#### [OBJECTIVE]
Work out how many lines in the entries contain the string "code", and give nothing but that number.

** START OF RECORDS FOR THIS TASK **

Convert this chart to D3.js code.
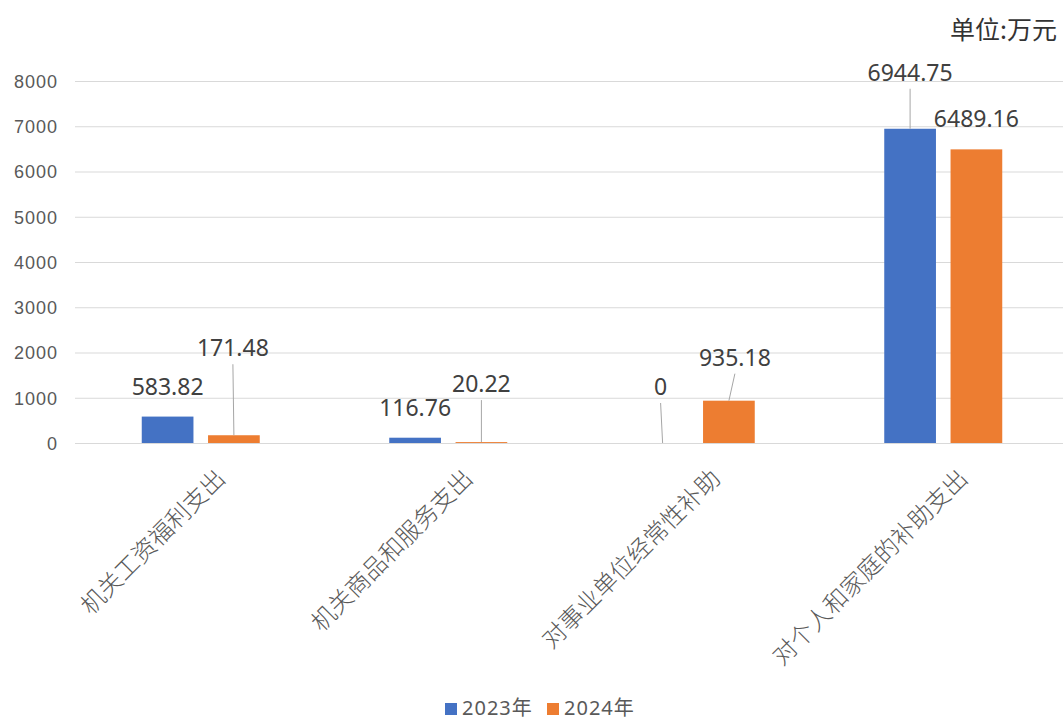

** END OF RECORDS FOR THIS TASK **
** START OF RECORDS FOR THIS TASK **

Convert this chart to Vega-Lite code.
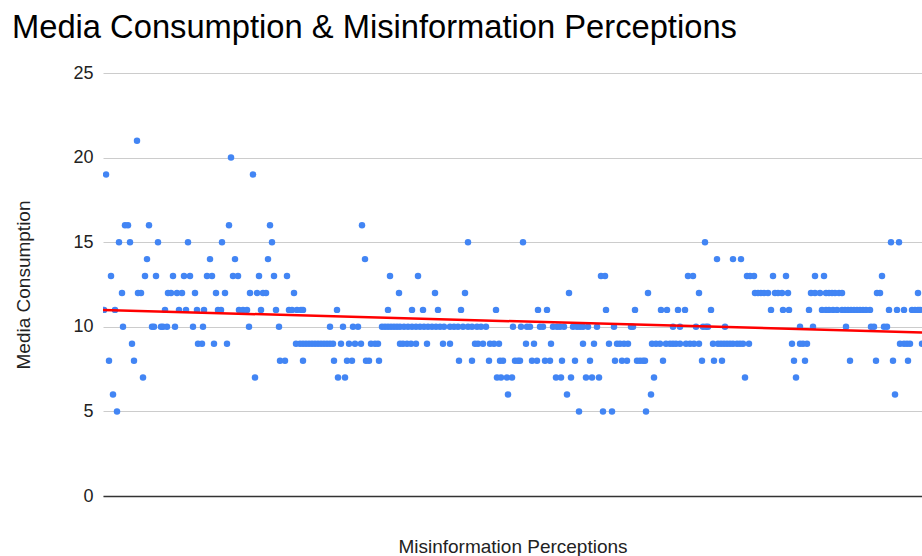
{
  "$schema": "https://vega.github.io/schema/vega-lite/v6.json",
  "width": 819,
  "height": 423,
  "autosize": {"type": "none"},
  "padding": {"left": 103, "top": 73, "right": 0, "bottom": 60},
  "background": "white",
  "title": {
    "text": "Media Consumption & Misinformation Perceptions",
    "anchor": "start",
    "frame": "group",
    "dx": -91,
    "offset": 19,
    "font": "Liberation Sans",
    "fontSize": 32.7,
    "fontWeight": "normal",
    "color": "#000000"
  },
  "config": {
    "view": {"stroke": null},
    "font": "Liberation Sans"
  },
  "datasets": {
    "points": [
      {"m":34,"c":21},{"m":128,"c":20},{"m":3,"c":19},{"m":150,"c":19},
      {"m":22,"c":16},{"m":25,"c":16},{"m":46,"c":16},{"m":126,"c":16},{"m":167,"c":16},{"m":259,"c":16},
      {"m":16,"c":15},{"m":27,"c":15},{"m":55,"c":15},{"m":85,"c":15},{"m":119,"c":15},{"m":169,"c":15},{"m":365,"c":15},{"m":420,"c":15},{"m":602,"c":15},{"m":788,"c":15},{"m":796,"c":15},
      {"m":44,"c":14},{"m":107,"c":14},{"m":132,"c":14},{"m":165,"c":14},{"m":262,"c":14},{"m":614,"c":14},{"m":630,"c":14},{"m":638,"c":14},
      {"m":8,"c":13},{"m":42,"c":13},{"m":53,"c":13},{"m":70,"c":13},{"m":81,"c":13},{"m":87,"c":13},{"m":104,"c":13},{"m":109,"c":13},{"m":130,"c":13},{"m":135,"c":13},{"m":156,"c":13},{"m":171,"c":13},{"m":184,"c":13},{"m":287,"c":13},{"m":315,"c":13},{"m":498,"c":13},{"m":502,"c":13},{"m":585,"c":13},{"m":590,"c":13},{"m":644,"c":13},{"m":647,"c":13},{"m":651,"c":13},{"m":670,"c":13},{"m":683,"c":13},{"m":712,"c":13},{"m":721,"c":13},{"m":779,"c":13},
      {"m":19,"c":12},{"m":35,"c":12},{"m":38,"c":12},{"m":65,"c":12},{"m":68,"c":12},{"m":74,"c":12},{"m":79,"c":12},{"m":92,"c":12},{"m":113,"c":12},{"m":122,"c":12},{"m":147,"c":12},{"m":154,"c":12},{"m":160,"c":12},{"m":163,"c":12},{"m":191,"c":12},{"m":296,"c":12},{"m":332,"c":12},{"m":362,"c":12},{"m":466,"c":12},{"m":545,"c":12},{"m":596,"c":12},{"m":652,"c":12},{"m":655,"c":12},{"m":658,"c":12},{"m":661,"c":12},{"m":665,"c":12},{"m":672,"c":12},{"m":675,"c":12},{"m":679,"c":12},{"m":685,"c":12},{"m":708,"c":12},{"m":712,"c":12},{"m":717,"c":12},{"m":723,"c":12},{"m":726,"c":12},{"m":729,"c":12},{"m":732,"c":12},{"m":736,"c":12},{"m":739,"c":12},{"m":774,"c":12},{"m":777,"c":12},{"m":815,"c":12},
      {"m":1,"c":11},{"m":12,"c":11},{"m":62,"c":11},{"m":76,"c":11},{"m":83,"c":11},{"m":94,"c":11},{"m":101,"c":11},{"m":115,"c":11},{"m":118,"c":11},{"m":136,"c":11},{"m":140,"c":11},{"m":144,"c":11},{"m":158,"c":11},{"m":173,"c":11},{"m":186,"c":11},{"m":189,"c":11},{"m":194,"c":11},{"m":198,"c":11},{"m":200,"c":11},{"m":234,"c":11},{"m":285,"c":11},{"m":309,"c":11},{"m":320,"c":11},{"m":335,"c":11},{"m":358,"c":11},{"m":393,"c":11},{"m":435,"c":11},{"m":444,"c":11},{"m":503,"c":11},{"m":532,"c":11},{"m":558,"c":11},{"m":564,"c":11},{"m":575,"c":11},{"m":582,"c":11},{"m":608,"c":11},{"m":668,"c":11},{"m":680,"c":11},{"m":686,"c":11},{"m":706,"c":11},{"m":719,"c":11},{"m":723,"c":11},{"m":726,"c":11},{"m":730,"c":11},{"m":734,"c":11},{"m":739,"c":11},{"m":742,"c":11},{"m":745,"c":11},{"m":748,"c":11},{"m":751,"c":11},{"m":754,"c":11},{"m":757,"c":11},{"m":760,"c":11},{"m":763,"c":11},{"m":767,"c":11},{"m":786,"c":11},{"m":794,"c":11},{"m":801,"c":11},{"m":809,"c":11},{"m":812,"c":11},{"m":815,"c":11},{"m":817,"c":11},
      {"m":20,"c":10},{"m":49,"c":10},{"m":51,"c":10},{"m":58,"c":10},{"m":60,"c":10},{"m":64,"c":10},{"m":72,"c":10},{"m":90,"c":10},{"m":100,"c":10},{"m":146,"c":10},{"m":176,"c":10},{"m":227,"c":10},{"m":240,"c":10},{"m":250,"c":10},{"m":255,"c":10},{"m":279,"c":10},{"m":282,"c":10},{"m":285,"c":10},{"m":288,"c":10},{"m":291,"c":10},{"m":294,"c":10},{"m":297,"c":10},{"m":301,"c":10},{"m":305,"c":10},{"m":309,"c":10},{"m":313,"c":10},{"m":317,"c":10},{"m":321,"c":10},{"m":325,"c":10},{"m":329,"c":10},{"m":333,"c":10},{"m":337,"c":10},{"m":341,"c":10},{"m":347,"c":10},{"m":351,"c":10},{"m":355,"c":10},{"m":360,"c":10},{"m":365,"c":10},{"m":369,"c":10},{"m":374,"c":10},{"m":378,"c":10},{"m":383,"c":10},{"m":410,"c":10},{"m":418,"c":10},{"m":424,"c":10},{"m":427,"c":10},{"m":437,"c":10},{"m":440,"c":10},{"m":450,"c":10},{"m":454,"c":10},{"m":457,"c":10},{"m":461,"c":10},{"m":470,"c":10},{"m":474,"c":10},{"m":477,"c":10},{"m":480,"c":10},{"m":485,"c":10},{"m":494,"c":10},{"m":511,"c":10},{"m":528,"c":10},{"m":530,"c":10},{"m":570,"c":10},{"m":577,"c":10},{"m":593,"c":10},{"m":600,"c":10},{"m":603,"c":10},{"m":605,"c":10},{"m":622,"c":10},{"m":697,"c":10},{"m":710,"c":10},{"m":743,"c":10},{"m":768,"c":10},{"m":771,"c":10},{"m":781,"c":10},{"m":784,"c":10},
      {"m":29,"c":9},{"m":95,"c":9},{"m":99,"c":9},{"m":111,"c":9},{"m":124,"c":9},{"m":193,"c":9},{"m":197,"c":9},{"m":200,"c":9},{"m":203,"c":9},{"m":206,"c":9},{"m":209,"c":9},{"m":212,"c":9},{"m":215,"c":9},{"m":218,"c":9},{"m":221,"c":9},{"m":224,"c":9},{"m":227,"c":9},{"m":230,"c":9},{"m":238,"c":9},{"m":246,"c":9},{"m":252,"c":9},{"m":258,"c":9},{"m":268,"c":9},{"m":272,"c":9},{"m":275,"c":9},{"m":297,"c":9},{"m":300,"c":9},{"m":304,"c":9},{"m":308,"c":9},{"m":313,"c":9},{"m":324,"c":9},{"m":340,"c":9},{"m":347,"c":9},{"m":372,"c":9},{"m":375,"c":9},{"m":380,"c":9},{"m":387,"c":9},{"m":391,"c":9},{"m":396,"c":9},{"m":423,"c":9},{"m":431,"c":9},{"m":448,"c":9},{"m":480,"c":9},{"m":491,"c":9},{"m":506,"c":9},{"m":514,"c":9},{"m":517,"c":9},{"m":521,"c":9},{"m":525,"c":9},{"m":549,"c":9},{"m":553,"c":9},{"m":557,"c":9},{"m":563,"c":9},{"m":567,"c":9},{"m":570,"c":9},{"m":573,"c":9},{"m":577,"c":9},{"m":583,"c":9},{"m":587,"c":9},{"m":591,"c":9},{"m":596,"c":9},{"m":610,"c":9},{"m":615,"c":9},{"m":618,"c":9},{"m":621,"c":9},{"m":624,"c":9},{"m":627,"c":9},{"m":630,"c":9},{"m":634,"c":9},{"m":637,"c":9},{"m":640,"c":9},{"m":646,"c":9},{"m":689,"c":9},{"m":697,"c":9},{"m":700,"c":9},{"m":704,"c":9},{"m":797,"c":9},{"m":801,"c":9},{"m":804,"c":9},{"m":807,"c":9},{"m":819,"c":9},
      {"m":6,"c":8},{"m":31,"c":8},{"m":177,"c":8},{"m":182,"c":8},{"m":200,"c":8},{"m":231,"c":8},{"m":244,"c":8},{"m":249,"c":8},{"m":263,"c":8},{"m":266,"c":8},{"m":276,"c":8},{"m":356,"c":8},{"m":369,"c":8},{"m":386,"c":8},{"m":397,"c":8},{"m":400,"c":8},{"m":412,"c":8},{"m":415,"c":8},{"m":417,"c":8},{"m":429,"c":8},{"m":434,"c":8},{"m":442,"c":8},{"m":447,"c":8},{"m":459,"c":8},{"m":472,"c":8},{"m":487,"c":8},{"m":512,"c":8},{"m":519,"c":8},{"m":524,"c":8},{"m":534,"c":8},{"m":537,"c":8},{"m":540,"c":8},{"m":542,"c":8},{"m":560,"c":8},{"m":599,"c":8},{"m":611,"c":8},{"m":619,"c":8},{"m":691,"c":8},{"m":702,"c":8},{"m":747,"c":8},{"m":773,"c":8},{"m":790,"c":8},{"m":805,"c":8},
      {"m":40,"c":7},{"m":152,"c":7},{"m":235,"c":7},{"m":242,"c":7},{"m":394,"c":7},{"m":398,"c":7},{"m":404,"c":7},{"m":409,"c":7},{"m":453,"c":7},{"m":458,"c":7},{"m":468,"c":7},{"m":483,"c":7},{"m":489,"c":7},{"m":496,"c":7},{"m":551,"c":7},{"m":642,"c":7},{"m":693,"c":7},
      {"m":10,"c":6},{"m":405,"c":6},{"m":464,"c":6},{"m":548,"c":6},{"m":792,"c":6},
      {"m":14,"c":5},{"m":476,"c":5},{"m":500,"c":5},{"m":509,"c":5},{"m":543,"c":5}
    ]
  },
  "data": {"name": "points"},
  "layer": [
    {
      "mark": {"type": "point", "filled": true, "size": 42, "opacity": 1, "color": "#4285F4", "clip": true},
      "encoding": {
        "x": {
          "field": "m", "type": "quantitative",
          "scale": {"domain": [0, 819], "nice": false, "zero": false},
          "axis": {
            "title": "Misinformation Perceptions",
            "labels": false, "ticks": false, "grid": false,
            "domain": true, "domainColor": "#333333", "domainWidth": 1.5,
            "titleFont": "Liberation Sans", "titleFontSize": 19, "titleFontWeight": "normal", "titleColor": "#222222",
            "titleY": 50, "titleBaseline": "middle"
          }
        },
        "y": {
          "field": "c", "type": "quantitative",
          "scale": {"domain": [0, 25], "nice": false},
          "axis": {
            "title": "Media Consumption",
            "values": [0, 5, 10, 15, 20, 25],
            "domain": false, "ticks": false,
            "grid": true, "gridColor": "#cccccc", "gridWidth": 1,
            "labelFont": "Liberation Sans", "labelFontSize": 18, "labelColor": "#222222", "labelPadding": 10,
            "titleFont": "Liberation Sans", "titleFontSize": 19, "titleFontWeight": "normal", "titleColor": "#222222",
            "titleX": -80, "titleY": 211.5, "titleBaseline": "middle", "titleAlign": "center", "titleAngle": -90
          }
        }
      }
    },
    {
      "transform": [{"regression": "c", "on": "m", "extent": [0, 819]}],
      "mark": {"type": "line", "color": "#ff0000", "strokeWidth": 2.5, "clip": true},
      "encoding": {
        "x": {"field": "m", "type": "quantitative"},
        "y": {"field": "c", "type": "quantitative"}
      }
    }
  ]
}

** END OF RECORDS FOR THIS TASK **
** START OF RECORDS FOR THIS TASK **

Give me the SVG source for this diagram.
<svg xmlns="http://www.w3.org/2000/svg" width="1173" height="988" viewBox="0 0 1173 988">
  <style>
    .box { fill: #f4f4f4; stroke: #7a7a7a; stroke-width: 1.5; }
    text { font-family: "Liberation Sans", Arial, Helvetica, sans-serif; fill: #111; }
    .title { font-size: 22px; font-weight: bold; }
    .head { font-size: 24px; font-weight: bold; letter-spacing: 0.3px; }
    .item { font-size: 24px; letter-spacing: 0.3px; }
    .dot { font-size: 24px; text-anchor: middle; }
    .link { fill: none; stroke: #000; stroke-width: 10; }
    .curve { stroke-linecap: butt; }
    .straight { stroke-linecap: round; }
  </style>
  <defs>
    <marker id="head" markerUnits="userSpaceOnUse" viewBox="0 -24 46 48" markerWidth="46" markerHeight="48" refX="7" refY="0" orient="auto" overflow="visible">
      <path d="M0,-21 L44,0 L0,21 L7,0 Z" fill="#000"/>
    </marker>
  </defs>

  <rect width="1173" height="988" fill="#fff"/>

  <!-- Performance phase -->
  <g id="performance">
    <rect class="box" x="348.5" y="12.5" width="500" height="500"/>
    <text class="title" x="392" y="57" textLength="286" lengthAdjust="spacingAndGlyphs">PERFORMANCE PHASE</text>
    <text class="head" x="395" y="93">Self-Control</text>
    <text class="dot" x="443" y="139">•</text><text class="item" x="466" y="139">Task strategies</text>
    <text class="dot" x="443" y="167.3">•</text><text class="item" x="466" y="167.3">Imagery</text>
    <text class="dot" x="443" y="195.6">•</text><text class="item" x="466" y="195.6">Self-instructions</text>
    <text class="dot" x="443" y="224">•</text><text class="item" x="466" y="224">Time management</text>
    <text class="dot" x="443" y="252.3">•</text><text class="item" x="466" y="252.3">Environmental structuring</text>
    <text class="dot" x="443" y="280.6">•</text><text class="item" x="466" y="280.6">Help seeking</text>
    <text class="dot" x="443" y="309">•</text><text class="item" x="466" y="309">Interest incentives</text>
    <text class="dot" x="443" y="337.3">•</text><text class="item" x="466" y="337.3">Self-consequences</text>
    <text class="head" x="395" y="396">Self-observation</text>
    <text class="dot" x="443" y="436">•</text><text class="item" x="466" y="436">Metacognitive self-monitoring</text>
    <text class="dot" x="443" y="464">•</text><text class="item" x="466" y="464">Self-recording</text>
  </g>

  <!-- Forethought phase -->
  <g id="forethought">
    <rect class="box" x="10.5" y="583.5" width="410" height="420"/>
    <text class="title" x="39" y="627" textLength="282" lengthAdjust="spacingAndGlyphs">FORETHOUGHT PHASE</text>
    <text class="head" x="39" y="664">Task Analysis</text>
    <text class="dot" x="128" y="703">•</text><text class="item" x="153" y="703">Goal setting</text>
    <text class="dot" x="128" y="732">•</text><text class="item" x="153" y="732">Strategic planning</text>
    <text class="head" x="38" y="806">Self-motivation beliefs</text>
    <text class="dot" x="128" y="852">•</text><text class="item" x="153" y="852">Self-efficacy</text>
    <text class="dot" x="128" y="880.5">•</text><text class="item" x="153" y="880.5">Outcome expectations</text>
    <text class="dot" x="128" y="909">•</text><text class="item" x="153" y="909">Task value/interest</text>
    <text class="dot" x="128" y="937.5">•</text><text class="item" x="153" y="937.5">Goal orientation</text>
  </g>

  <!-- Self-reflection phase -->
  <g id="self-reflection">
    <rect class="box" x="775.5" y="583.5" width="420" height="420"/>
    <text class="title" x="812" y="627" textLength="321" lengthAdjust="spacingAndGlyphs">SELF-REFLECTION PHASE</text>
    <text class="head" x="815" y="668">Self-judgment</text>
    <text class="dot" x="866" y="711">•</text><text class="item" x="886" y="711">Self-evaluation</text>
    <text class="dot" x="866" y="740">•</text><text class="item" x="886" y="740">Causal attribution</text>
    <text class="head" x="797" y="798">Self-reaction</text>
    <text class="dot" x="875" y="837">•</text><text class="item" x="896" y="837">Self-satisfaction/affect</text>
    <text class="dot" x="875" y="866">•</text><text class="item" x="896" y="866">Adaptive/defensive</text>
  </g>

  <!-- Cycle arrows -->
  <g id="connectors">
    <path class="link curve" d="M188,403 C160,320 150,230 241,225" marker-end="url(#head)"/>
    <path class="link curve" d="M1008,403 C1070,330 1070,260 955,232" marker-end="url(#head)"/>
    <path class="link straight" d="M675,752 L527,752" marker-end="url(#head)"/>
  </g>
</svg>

** END OF RECORDS FOR THIS TASK **

#### [OUTPUT BELOW]
2